De voorwaarden voor de toelating en de uit die toelating voortvloeiende aanpassingen van de Verdragen waarop de Unie is gebaseerd, vormen het onderwerp van een akkoord tussen de lidstaten en de staat die het verzoek indient. Dit akkoord moet door alle overeenkomstsluitende staten worden bekrachtigd overeenkomstig hun onderscheiden grondwettelijke bepalingen.

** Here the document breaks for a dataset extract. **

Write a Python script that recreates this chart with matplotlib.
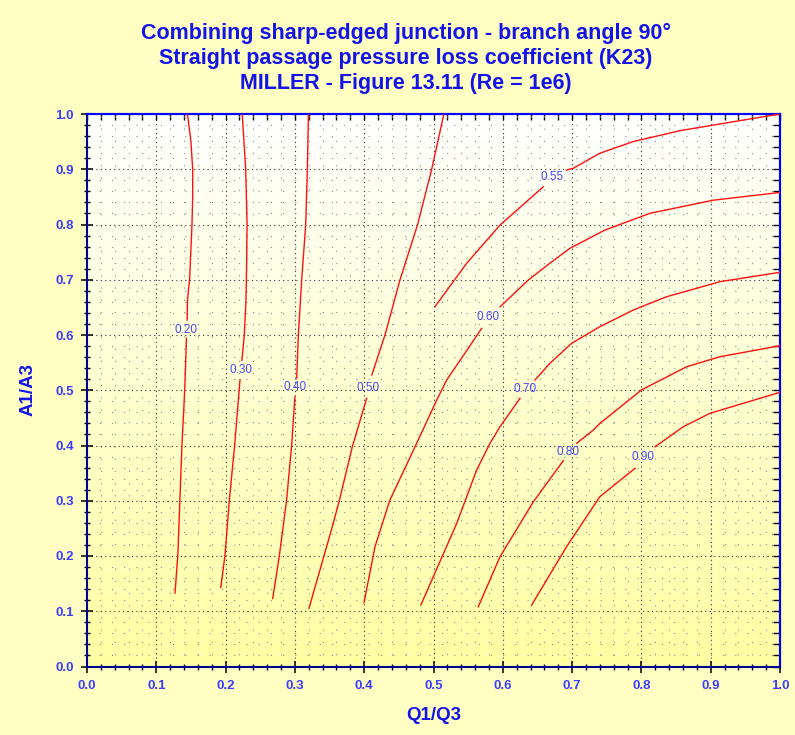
import numpy as np
import matplotlib
matplotlib.use("Agg")
import matplotlib.pyplot as plt
from matplotlib.ticker import MultipleLocator

plt.rcParams['font.family'] = ['Liberation Sans', 'DejaVu Sans']

TITLE = ["Combining sharp-edged junction - branch angle 90°",
         "Straight passage pressure loss coefficient (K23)",
         "MILLER - Figure 13.11 (Re = 1e6)"]

# contour lines (Q1/Q3, A1/A3); nan = gap for the label
k020_q = [0.145, 0.150, 0.1525, 0.1525, 0.1515, 0.148, 0.145, 0.1445, np.nan, 0.1435, 0.141, 0.137, 0.134, 0.131, 0.127]
k020_a = [1.0, 0.95, 0.9, 0.85, 0.8, 0.7, 0.663, 0.627, np.nan, 0.594, 0.5, 0.4, 0.3, 0.2, 0.133]

k030_q = [0.224, 0.229, 0.231, 0.230, 0.2294, 0.227, 0.2235, np.nan, 0.2208, 0.213, 0.2054, 0.199, 0.193]
k030_a = [1.0, 0.9, 0.8, 0.7, 0.663, 0.6, 0.554, np.nan, 0.519, 0.4, 0.301, 0.2, 0.143]

k040_q = [0.3195, 0.318, 0.3156, 0.3098, 0.305, 0.3026, np.nan, 0.300, 0.2953, 0.288, 0.2775, 0.268]
k040_a = [1.0, 0.9, 0.8, 0.7, 0.6, 0.522, np.nan, 0.488, 0.4, 0.301, 0.2, 0.123]

k050_q = [0.515, 0.4974, 0.4771, 0.4517, 0.430, 0.411, np.nan, 0.4036, 0.3829, 0.364, 0.354, 0.3203]
k050_a = [1.0, 0.9, 0.8, 0.7, 0.6, 0.5276, np.nan, 0.4854, 0.398, 0.3, 0.253, 0.1053]

k055_q = [1.0, 0.9326, 0.8557, 0.788, 0.740, 0.7017, 0.692, np.nan, 0.6585, 0.596, 0.548, 0.502]
k055_a = [1.0, 0.986, 0.9698, 0.950, 0.929, 0.9017, 0.8986, np.nan, 0.8684, 0.799, 0.730, 0.651]

k060_q = [1.0, 0.904, 0.8124, 0.7475, 0.697, 0.668, 0.6368, 0.596, np.nan, 0.5696, 0.519, 0.5046, 0.4757, 0.437, 0.4156, 0.3997]
k060_a = [0.858, 0.844, 0.8203, 0.790, 0.757, 0.730, 0.6995, 0.651, np.nan, 0.612, 0.5185, 0.482, 0.404, 0.301, 0.217, 0.1155]

k070_q = [1.0, 0.9134, 0.8365, 0.7883, 0.740, 0.6994, 0.668, 0.6465, np.nan, 0.6248, 0.596, 0.5815, 0.5623, 0.5335, 0.4997, 0.482]
k070_a = [0.7135, 0.6965, 0.6693, 0.6452, 0.615, 0.585, 0.5488, 0.5186, np.nan, 0.4854, 0.434, 0.404, 0.3557, 0.259, 0.1625, 0.112]

k080_q = [1.0, 0.9134, 0.8654, 0.800, 0.7643, 0.740, 0.7306, 0.7066, np.nan, 0.6873, 0.644, 0.596, 0.5646]
k080_a = [0.5806, 0.5607, 0.5426, 0.5005, 0.4643, 0.440, 0.428, 0.404, np.nan, 0.3725, 0.298, 0.1988, 0.108]

k090_q = [1.0, 0.899, 0.8605, 0.8268, 0.8196, np.nan, 0.7908, 0.740, 0.692, 0.6417]
k090_a = [0.4963, 0.4583, 0.434, 0.404, 0.398, np.nan, 0.3587, 0.3073, 0.2168, 0.1113]

levels = ["0.20", "0.30", "0.40", "0.50", "0.55", "0.60", "0.70", "0.80", "0.90"]
label_q = [0.143, 0.2218, 0.3006, 0.406, 0.6705, 0.579, 0.632, 0.6946, 0.8018]
label_a = [0.609, 0.537, 0.505, 0.5035, 0.8854, 0.632, 0.5017, 0.3888, 0.3786]

curves = [(k020_q, k020_a), (k030_q, k030_a), (k040_q, k040_a), (k050_q, k050_a),
          (k055_q, k055_a), (k060_q, k060_a), (k070_q, k070_a), (k080_q, k080_a),
          (k090_q, k090_a)]

BG = '#ffffc4'
BLUE = '#1414e6'
TICKBLUE = '#3c3cff'

fig = plt.figure(figsize=(7.95, 7.35), dpi=100, facecolor=BG)
ax = fig.add_axes([87/795, 1-666.5/735, 693/795, 552.5/735])

# white -> yellow vertical gradient
grad = np.linspace(0, 1, 256).reshape(-1, 1)
cols = np.ones((256, 1, 3))
cols[:, 0, 2] = 1.0 - 0.36*grad[:, 0]
ax.imshow(cols, extent=[0, 1, 0, 1], origin='upper', aspect='auto', zorder=0)

for (q, a) in curves:
  ax.plot(q, a, color='#ff1010', lw=1.0, zorder=3, solid_joinstyle='round')
for lev, q, a in zip(levels, label_q, label_a):
  ax.text(q, a, lev, color='#4646ff', fontsize=8.5, ha='center', va='center', zorder=4)

ax.set_xlim(0, 1)
ax.set_ylim(0, 1)
ax.xaxis.set_major_locator(MultipleLocator(0.1))
ax.yaxis.set_major_locator(MultipleLocator(0.1))
ax.xaxis.set_minor_locator(MultipleLocator(0.02))
ax.yaxis.set_minor_locator(MultipleLocator(0.02))
ax.xaxis.set_major_formatter(lambda v, p: "%.1f" % v)
ax.yaxis.set_major_formatter(lambda v, p: "%.1f" % v)

ax.grid(which='major', color='#303030', lw=0.8, linestyle=(0, (1, 3)))
ax.grid(which='minor', color='#8a8a8a', lw=0.8, linestyle=(0, (1, 10)))

ax.tick_params(which='major', direction='inout', length=9, width=1.1, color='black',
               labelcolor=TICKBLUE, labelsize=9.5, pad=5)
ax.tick_params(which='minor', direction='inout', length=5, width=1.0, color='black')
for lab in ax.get_xticklabels() + ax.get_yticklabels():
  lab.set_fontweight('bold')

for s in ['left', 'bottom']:
  ax.spines[s].set_color('#000090')
  ax.spines[s].set_linewidth(1.5)
for s in ['top', 'right']:
  ax.spines[s].set_color('#0000ff')
  ax.spines[s].set_linewidth(1.5)

# inward ticks on top and right
sx = ax.secondary_xaxis('top')
sx.xaxis.set_major_locator(MultipleLocator(0.1))
sx.xaxis.set_minor_locator(MultipleLocator(0.02))
sx.tick_params(which='both', direction='in', length=4, width=1.0, color='black', labeltop=False)
sx.spines['top'].set_color('#0000ff')
sx.spines['top'].set_linewidth(1.5)
sy = ax.secondary_yaxis('right')
sy.yaxis.set_major_locator(MultipleLocator(0.1))
sy.yaxis.set_minor_locator(MultipleLocator(0.02))
sy.tick_params(which='both', direction='in', length=5, width=1.0, color='black', labelright=False)
sy.spines['right'].set_color('#0000ff')
sy.spines['right'].set_linewidth(1.5)

fig.text(433.5/795, 1-715/735, "Q1/Q3", color=BLUE, fontsize=13.5, fontweight='bold',
         ha='center', va='center')
fig.text(28/795, 1-390/735, "A1/A3", color=BLUE, fontsize=13.5, fontweight='bold',
         ha='center', va='center', rotation=90)

for i, line in enumerate(TITLE):
  fig.text(406/795, 1-(33+25.5*i)/735, line, color=BLUE, fontsize=15.5,
           fontweight='bold', ha='center', va='center')

fig.savefig('out.png', dpi=100, facecolor=BG)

50: Intrekking bepalingen van vroegere verdragen

  • 1. 
    De artikelen 2 tot en met 7 en 10 tot en met 19 van het Verdrag tot instelling van één Raad en één Commissie welke de Europese Gemeenschappen gemeen hebben, ondertekend te Brussel op 8 april 1965, vervallen.
  • 2. 
    De artikelen 2, 3, lid 2, en titel III van de Europese Akte, ondertekend te Luxemburg op 17 februari 1986 en te 's-Gravenhage op 28 februari 1986, vervallen.

51: Duur

Dit Verdrag wordt voor onbeperkte tijd gesloten.

52: Bekrachtiging, inwerkingtreding

  • 1. 
    Dit Verdrag zal door de Hoge Verdragsluitende Partijen worden bekrachtigd overeenkomstig hun onderscheiden grondwettelijke bepalingen. De akten van bekrachtiging zullen worden nedergelegd bij de regering van de Italiaanse Republiek.
  • 2. 
    Dit Verdrag treedt in werking op 1 januari 1993, mits alle akten van bekrachtiging zijn nedergelegd, of bij gebreke daarvan op de eerste dag van de maand die volgt op het nederleggen van de akte van bekrachtiging door de ondertekenende staat die als laatste deze handeling verricht.

53: Authentieke teksten, ondertekenaars

Dit Verdrag, opgesteld in één exemplaar, in de Deense, de Duitse, de Engelse, de Franse, de Griekse, de Ierse, de Italiaanse, de Nederlandse, de Portugese en de Spaanse taal, zijnde de teksten in elk van deze talen gelijkelijk authentiek, zal worden nedergelegd in het archief van de regering van de Italiaanse Republiek die een voor eensluidend gewaarmerkt afschrift daarvan toezendt aan de regeringen der andere ondertekenende staten.

Krachtens het Toetredingsverdrag van 1994 zijn de teksten van dit Verdrag in de Finse en de Zweedse taal eveneens gelijkelijk authentiek.

TEN BLIJKE WAARVAN de ondergetekende gevolmachtigden hun handtekening onder dit Verdrag hebben gesteld.

Gedaan te Maastricht, de zevende februari negentienhonderdtweeënnegentig.